I'm not knowledgeable of the zarr API, but my desired behavior when appending is to not update the root (Dataset) attrs. @pnorton-usgs's example shows a use case where it seems they would like to append to and overwrite conflicts of root attrs, though this would require more processing and might not be desirable for use cases with large metadata.
However this is separate from dealing with variable (DataArray) attrs. When appending a new variable using mode='a' it is desired to have the added variables' attrs get added, as is the current case. Whereas when appending to or modifying an existing variable with mode='a-' and some combination of append_dim and region it is likely desirable to not touch the variables' attrs, though I'm not familiar with the status quo here.
Looking briefly over the code it seems like we'd just need to change https://github.com/pydata/xarray/blob/8a23e249d44b6e677600244efed4491a2749db73/xarray/backends/zarr.py#L650-L651
to include mode not in ["a", "a-"].
Variable attrs seems to be written here, which we can leave untouched: https://github.com/pydata/xarray/blob/8a23e249d44b6e677600244efed4491a2749db73/xarray/backends/zarr.py#L779
I think not updating Group attrs when appending sounds right. It is consistent with the Array writing behaviour (it seems like).
Handling conflicts seems a bit too much complexity.
cc @rabernat @slevang @jhamman for opinions
With mode="a", I'm not sure this does match the array behavior. If you don't set append_dim, then array values are happily overwritten. So it seems to me like overwriting dataset attrs is at least sort of consistent? With mode="a" / append_dim, then the array op is more like an outer join, so in that case you might expect some conflict handling.
Personally I find mode="a" pretty confusing overall and try to avoid it whenever possible.
@slevang the difference is with mode="a" only included arrays are overwritten, while xarray.Dataset attrs (i.e. root attrs) are always overwritten, even when empty.

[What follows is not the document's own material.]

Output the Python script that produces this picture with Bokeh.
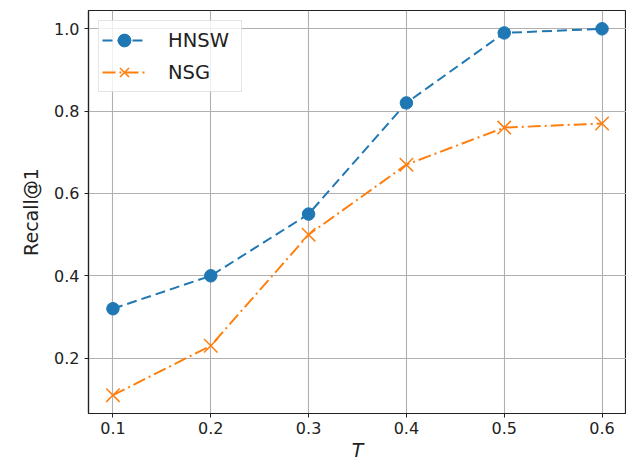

Personally I find mode="a" pretty confusing
For an xarray.Dataset with multiple variables/arrays mode="a" is very useful. For instance when you have an analysis pipeline producing different independent variables/arrays at different times, or if you want to modify one step in the pipeline and then recompute and save just that output, it allows you to append/modify whole arrays easily.
When the file only has one variable/array, such as after performing xarray.DataArray.to_zarr(), mode="a" is essentially the same as mode="w".
Yeah I think that's a reasonable distinction.
Totally agree mode="a" is very useful, my point is just that we try to push a lot of different (and potentially surprising) functionality into it. You can append along a dimension, append new variables, overwrite existing variables, etc. You can use it with append_dim or region. Then this issue raises the question of attribute handling, and array vs dataset attrs. This is all a lot of stuff packed into one option for new (or experienced!) users to figure out.
Agree 💯 @slevang.
Seems like what is needed is a more nuanced Zarr insert / update / upsert / merge utility with a richer syntax.
Your mention of merge gets me thinking in terms of the standard xarray ops every knows well. mode="a" basically covers what xr.merge does, and between compat, join, and combine_attrs you have great power to enumerate all the potential combination options. mode="r+" is like direct array assignment ds[x][:10, :] = .... The trick with moving the API in this direction is that a lot of these type of comparison ops have significant overhead when the data is stored on disk so we want to preserve "fast path" optimizations more conducive to i/o.